6. Faktor Pemicu Lain: Korupsi dan Krisis Ekonomi

Selain gaya hidup elit dan sulitnya pekerjaan, ada faktor lain yang memperburuk situasi. Korupsi yang merajalela di tubuh pemerintah membuat rakyat semakin muak. 

Ditambah lagi, kondisi ekonomi Nepal sedang terpuruk akibat inflasi tinggi dan menurunnya investasi asing. Masyarakat merasa tidak ada jalan keluar selain turun ke jalan dan menuntut perubahan radikal.

Sebagaimana dilansir dari beberapa sumber, termasuk dari News18, seperti Bangladesh, Nepal juga mengalami “frustrasi digital” akibat korupsi, inflasi, pengangguran, dan politik dinasti. Para analis mencatat bahwa diaspora Nepal memainkan peran penting. 

Berdasarkan laporan AFP, korupsi menjadi salah satu pemicu utama demonstrasi besar-besaran di Nepal. Transparency International menempatkan negara ini di peringkat 107 dari 180 negara dalam indeks persepsi korupsi. 

Baca Juga: 3 Dalang Penyulut Kericuhan Demo 28 Agustus 2025: Demo DPR Ricuh & Memicu Kekacauan”

Kondisi tersebut makin terlihat jelas lewat maraknya video di media sosial, terutama TikTok, yang menampilkan kontras mencolok antara perjuangan hidup rakyat biasa dengan gaya hidup mewah anak-anak pejabat, lengkap dengan barang branded dan liburan mahal. 

Seorang warga bernama Puja Manni (23), yang pernah bekerja di luar negeri, menyebut media sosial telah membuka tabir berlebihan elit penguasa yang sebelumnya tertutup.

Fenomena ini semakin memicu ketidakpuasan generasi muda terhadap pemimpin politik yang telah bercokol selama puluhan tahun. 

Padahal, sejak Nepal bertransformasi menjadi republik federal pada 2008—usai perang saudara selama satu dekade dan kesepakatan damai yang membawa kaum Maois ke tampuk pemerintahan serta menghapuskan monarki—banyak warga berharap akan ada perubahan nyata. 

Namun, korupsi, ketidakadilan, dan kesenjangan sosial yang terus berlangsung membuat kepercayaan publik kian terkikis.

7. Tuntutan Reformasi Politik dan Ekonomi

Massa demonstran menuntut reformasi besar-besaran, mulai dari pembenahan sistem politik, pemberantasan korupsi, hingga kebijakan ekonomi yang lebih berpihak pada rakyat kecil. 

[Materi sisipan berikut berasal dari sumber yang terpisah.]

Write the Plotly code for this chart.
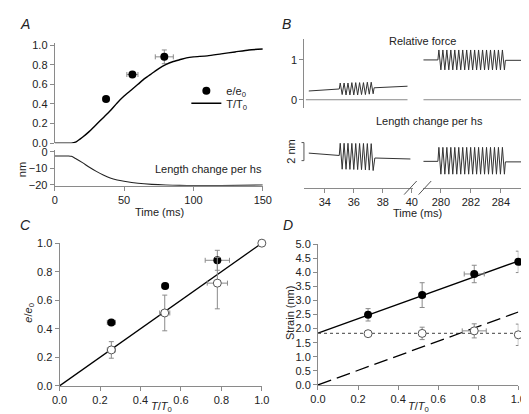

Mereka juga menekan pemerintah untuk segera membuka lapangan pekerjaan baru, memberikan subsidi pendidikan, dan memastikan distribusi kekayaan yang lebih adil.

Itulah 7 fakta demo yang terjadi di Nepal, mulai dari permasalahan diblokirnya akses media sosial, ketimpangan si kaya dan miskin di kalangan anak pejabat dan masyarakat, serta permasalahan kurangnya lapangan pekerjaan masalah korupsi.

Demo berdarah di Nepal 2025 adalah cermin dari ketidakpuasan rakyat terhadap ketidakadilan, korupsi, dan kesenjangan sosial. Dari rumah pejabat yang dibakar hingga pemerintahan yang hampir kolaps, semua ini menunjukkan bahwa perubahan besar sangat mendesak.